In some embodiments, one or more computing platforms 202 may also include or be coupled to one or more antennas for transmitting and receiving signals and/or data to and from one or more computing platforms 202. The one or more antennas may be configured to communicate via, for example, a plurality of radio interfaces that may be coupled to the one or more antennas. The radio interfaces may correspond to a plurality of radio access technologies including one or more of LTE, 5G, WLAN, Bluetooth, near field communication (NFC), radio frequency identifier (RFID), ultrawideband (UWB), and the like. The radio interface may include components, such as filters, converters (for example, digital-to-analog converters and the like), mappers, a Fast Fourier Transform (FFT) module, and the like, to generate symbols for a transmission via one or more downlinks and to receive symbols (for example, via an uplink).
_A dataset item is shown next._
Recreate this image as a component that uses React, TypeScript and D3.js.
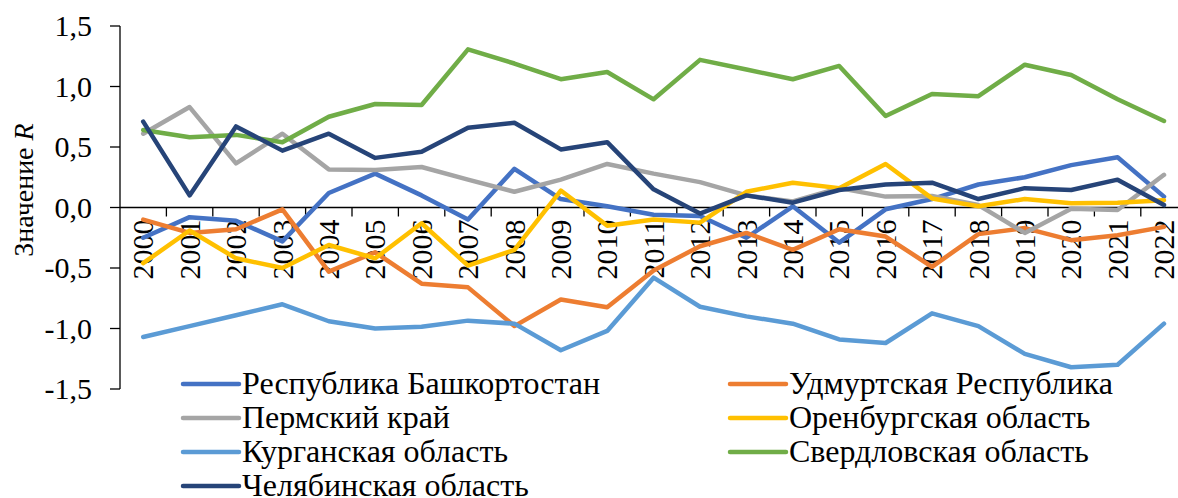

Example embodiments are provided so that this disclosure will be thorough, and will fully convey the scope to those who are skilled in the art. Numerous specific details are set forth such as examples of specific components, devices, and methods, to provide a thorough understanding of embodiments of the present disclosure. It will be apparent to those skilled in the art that specific details need not be employed, that example embodiments may be embodied in many different forms, and that neither should be construed to limit the scope of the disclosure. In some example embodiments, well-known processes, well-known device structures, and well-known technologies are not described in detail. Equivalent changes, modifications and variations of some embodiments, materials, compositions and methods can be made within the scope of the present technology, with substantially similar results.